Unfortunately, she adds, it’s that diversity that has such negative impacts for public health.
“The BQ variants are very immune-evasive and don’t respond to monoclonal antibody treatment,” says Surtees, adding that Evusheld, the monoclonal antibody that has protected immune compromised people from earlier variants, is also not effective against these new variants. However, antiviral medications, such as Paxlovid, are still effective.
“We have fewer therapeutic options now,” Surtees says, “so the best thing to do is to try to avoid getting infected. People who haven’t gotten their boosters should get them now. There is good evidence that they do protect against severe disease. And if your holiday plans include seeing vulnerable people, such as older or immune compromised people, wear a mask for a week before you see them. Be thoughtful about whom you are interacting with and test before you gather with others.”
‘Upward Trend is of Concern’
With so many people doing home testing, it’s harder now to get a true picture of the prevalence of COVID-19 infections in Western New York.
Peter Winkelstein, M.D., executive director of UB’s Institute for Healthcare Informatics, said that whereas a few weeks ago the number of positive PCR tests being reported to the state in Western New York was about 100 per day, it is now around 200 per day.
“That’s still less than the 300 per day we had in September and October,” he notes, “but since it doesn’t include at-home testing, it is hard to tie ‘cases’ to the prevalence in the community.

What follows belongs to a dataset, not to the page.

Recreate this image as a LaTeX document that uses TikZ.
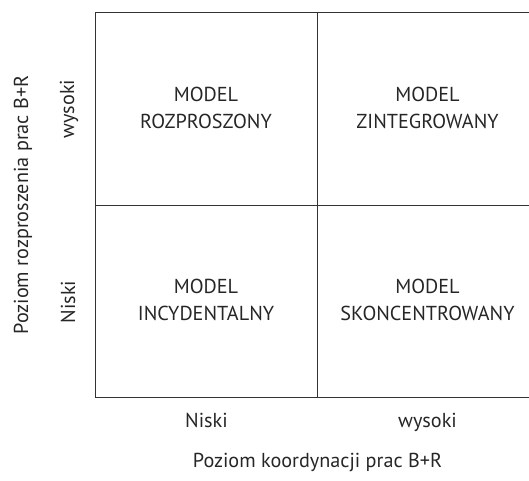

The upward trend is of concern, however.”
He adds that, as of last week, the number of patients in Erie County hospitals who have tested positive for COVID-19 has been holding steady at about 120.
“This is much more than we had over the summer, but not anywhere near the big spikes we have seen,” he says. “Thankfully, we did not get a big rise at the beginning of November, which is when we got hit in the past two years.”
Winkelstein, Surtees and Russo agree: The best advice is to get the booster if you haven’t, strongly consider wearing a mask indoors and, if you have symptoms, get tested and stay home – even if your test is negative.
“If you do test positive for COVID-19, most people should take Paxlovid and start treatment as soon as possible, the same with Tamiflu if you get the flu,” advises Russo. “If you’re gathering for the holidays, it’s also a good idea to go back to the strategy of everyone taking an at-home test beforehand, especially if someone who is vulnerable will be joining the festivities.”
“We have the tools to minimize the risk of influenza and COVID and its consequences, but,” he cautions, “people are underutilizing them: Get your boosters; mask up in busy, indoor settings; test as soon as you have symptoms; and, if you do test positive, contact your health care provider to discuss treatment options.
“We’ve got the players, let’s put them in the game!”